# Experiment 055: CatBoost + XGBoost with Official Leave-One-Out CV

**Goal:** Fix the submission format by using the official Leave-One-Out CV scheme.

**Key Changes from exp_054:**
1. Use official Leave-One-Out CV (24 folds for single, 13 folds for full)
2. NOT GroupKFold (5 folds)
3. Same CatBoost + XGBoost ensemble model

**Expected:** This should produce a valid submission that the evaluation system accepts.

In [1]:
import numpy as np
import pandas as pd
import torch
from catboost import CatBoostRegressor
import xgboost as xgb
from sklearn.preprocessing import StandardScaler
import tqdm
import warnings
warnings.filterwarnings('ignore')

np.random.seed(42)
torch.set_default_dtype(torch.double)

DATA_PATH = '/home/data'

INPUT_LABELS_NUMERIC = ["Residence Time", "Temperature"]
INPUT_LABELS_SINGLE_SOLVENT = ["Residence Time", "Temperature", "SOLVENT NAME"]
INPUT_LABELS_FULL_SOLVENT = ["Residence Time", "Temperature", "SOLVENT A NAME", "SOLVENT B NAME", "SolventB%"]

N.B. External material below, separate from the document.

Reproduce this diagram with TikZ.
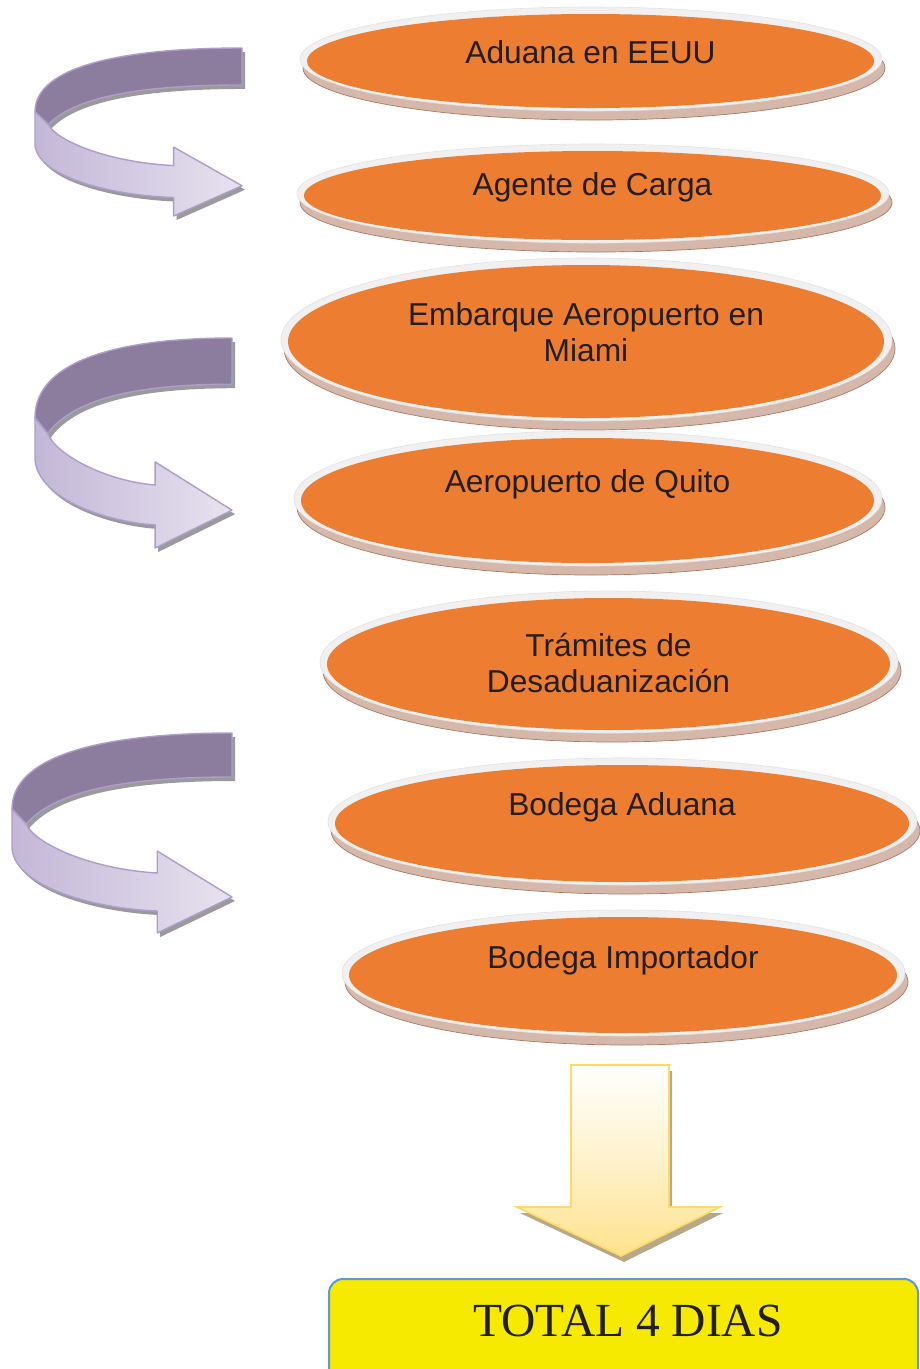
\documentclass[tikz,border=0pt]{standalone}
\usepackage{fontspec}
\newfontfamily\arialf{Liberation Sans}
\newfontfamily\timesf{Liberation Serif}
\usetikzlibrary{shapes.geometric}
\definecolor{orng}{HTML}{ED7D31}
\definecolor{ring}{HTML}{F0F0F0}
\definecolor{ringline}{HTML}{E2E2E2}
\definecolor{eshadow}{HTML}{D6B8AA}
\definecolor{eshadowline}{HTML}{A87A66}
\definecolor{pdark}{HTML}{8C7D9F}
\definecolor{plightA}{HTML}{C3B7D7}
\definecolor{plightB}{HTML}{E7E2EF}
\definecolor{pline}{HTML}{AE9DCB}
\definecolor{rshadow}{HTML}{9A9A9A}
\definecolor{yarrowB}{HTML}{FFE28C}
\definecolor{yline}{HTML}{FFD966}
\definecolor{yshadow}{HTML}{B8A88A}
\definecolor{ybox}{HTML}{F5EA00}
\definecolor{bline}{HTML}{5B9BD5}
\definecolor{txt}{HTML}{231F20}
\tikzset{
  ringell/.style={ellipse, fill=ring, draw=ringline, line width=0.6pt, inner sep=0pt},
  shadell/.style={ellipse, fill=eshadow, draw=eshadowline, line width=0.7pt, inner sep=0pt},
  orell/.style={ellipse, fill=orng, inner sep=0pt},
  lbl/.style={font=\arialf\fontsize{31.7}{36}\selectfont, text=txt, align=center, inner sep=0pt},
  totlbl/.style={font=\timesf\fontsize{47.5}{52}\selectfont, text=txt, inner sep=0pt},
}
% ribbon arrow in unit box, y downward; \hx = head base fraction
\def\ribdark{(1,0) .. controls (0.45,0) and (0,0.1) .. (0,0.38) -- (0.065,0.455) .. controls (0.2,0.28) and (0.55,0.22) .. (1,0.22) -- cycle}
\def\riblight{(0,0.38) -- (0,0.58) .. controls (0.02,0.78) and (0.4,0.88) .. (\hx,0.89) -- (\hx,1) -- (1,0.82) -- (\hx,0.59) -- (\hx,0.70) .. controls (0.35,0.68) and (0.1,0.55) .. (0.065,0.455) -- cycle}
\newcommand\ribbonarrow[5]{%
  \def\hx{#5}%
  \begin{scope}[shift={(#1+3,#2+4)},xscale=#3,yscale=#4]
    \fill[rshadow] \ribdark;
    \fill[rshadow] \riblight;
  \end{scope}
  \begin{scope}[shift={(#1,#2)},xscale=#3,yscale=#4]
    \fill[pdark] \ribdark;
    \shade[left color=plightA, right color=plightB] \riblight;
    \draw[pline, line width=1.4pt, line join=round] \ribdark;
    \draw[pline, line width=1.4pt, line join=round] \riblight;
  \end{scope}}
% flow ellipse: name, x1, x2, y1, y2 (orange box)
\newcommand\flowell[5]{%
  \path ({(#2+#3)/2+0.5+3},{(#4+#5)/2-2+9}) node[shadell, minimum width={#3-#2+15}, minimum height={#5-#4+10}] (#1s) {};
  \path ({(#2+#3)/2+0.5},{(#4+#5)/2-2}) node[ringell, minimum width={#3-#2+15}, minimum height={#5-#4+10}] (#1w) {};
  \path ({(#2+#3)/2},{(#4+#5)/2}) node[orell, minimum width={#3-#2}, minimum height={#5-#4}] (#1) {};}
\def\yarrow{(571,1065) -- (669,1065) -- (669,1207) -- (720,1207) -- (621,1256) -- (517,1207) -- (571,1207) -- cycle}
\begin{document}
\begin{tikzpicture}[x=1pt,y=-1pt]
\useasboundingbox (0,0) rectangle (920,1369);
\fill[white] (0,0) rectangle (920,1369);

% curved ribbon arrows
\ribbonarrow{35}{48}{207}{168}{0.67}
\ribbonarrow{35}{338}{197}{210}{0.61}
\ribbonarrow{12}{733}{220}{200}{0.66}

% ellipses
\flowell{e1}{307}{874}{14}{108}
\node[lbl] (t1) at (590.5,52) {Aduana en EEUU};
\flowell{e2}{304}{881}{151}{240}
\node[lbl] (t2) at (592.5,187) {Agente de Carga};
\flowell{e3}{288}{884}{265}{418}
\node[lbl] (t3) at (586,332) {Embarque Aeropuerto en\\Miami};
\flowell{e4}{301}{874}{438}{563}
\node[lbl] (t4) at (587.5,484) {Aeropuerto de Quito};
\flowell{e5}{327}{890}{598}{730}
\node[lbl] (t5) at (608.5,663) {Trámites de\\Desaduanización};
\flowell{e6}{335}{909}{765}{882}
\node[lbl] (t6) at (622,807) {Bodega Aduana};
\flowell{e7}{349}{897}{917}{1033}
\node[lbl] (t7) at (623,960) {Bodega Importador};

% big yellow arrow
\begin{scope}[shift={(3,6)}]
  \fill[yshadow] \yarrow;
\end{scope}
\shade[top color=white, bottom color=yarrowB, middle color=white!55!yarrowB] \yarrow;
\draw[yline, line width=1.6pt, line join=miter] \yarrow;

% total box
\node[draw=bline, fill=ybox, line width=2pt, rounded corners=14pt, minimum width=589pt, minimum height=118pt, inner sep=0pt] (total) at (623.5,1338) {};
\node[totlbl] (tt) at (628,1321) {TOTAL 4 DIAS};
\end{tikzpicture}
\end{document}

print('Imports complete.')

Imports complete.


In [2]:
# Data loading functions
def load_data(name="full"):
    if name == "full":
        df = pd.read_csv(f'{DATA_PATH}/catechol_full_data_yields.csv')
        X = df[INPUT_LABELS_FULL_SOLVENT]
    else:
        df = pd.read_csv(f'{DATA_PATH}/catechol_single_solvent_yields.csv')
        X = df[INPUT_LABELS_SINGLE_SOLVENT]
    Y = df[["Product 2", "Product 3", "SM"]]
    return X, Y

# OFFICIAL Leave-One-Out CV functions (NOT GroupKFold!)
def generate_leave_one_out_splits(X, Y):
    """Leave-one-solvent-out CV (24 folds for single solvent data)."""
    for solvent in sorted(X["SOLVENT NAME"].unique()):
        mask = X["SOLVENT NAME"] != solvent
        yield (X[mask], Y[mask]), (X[~mask], Y[~mask])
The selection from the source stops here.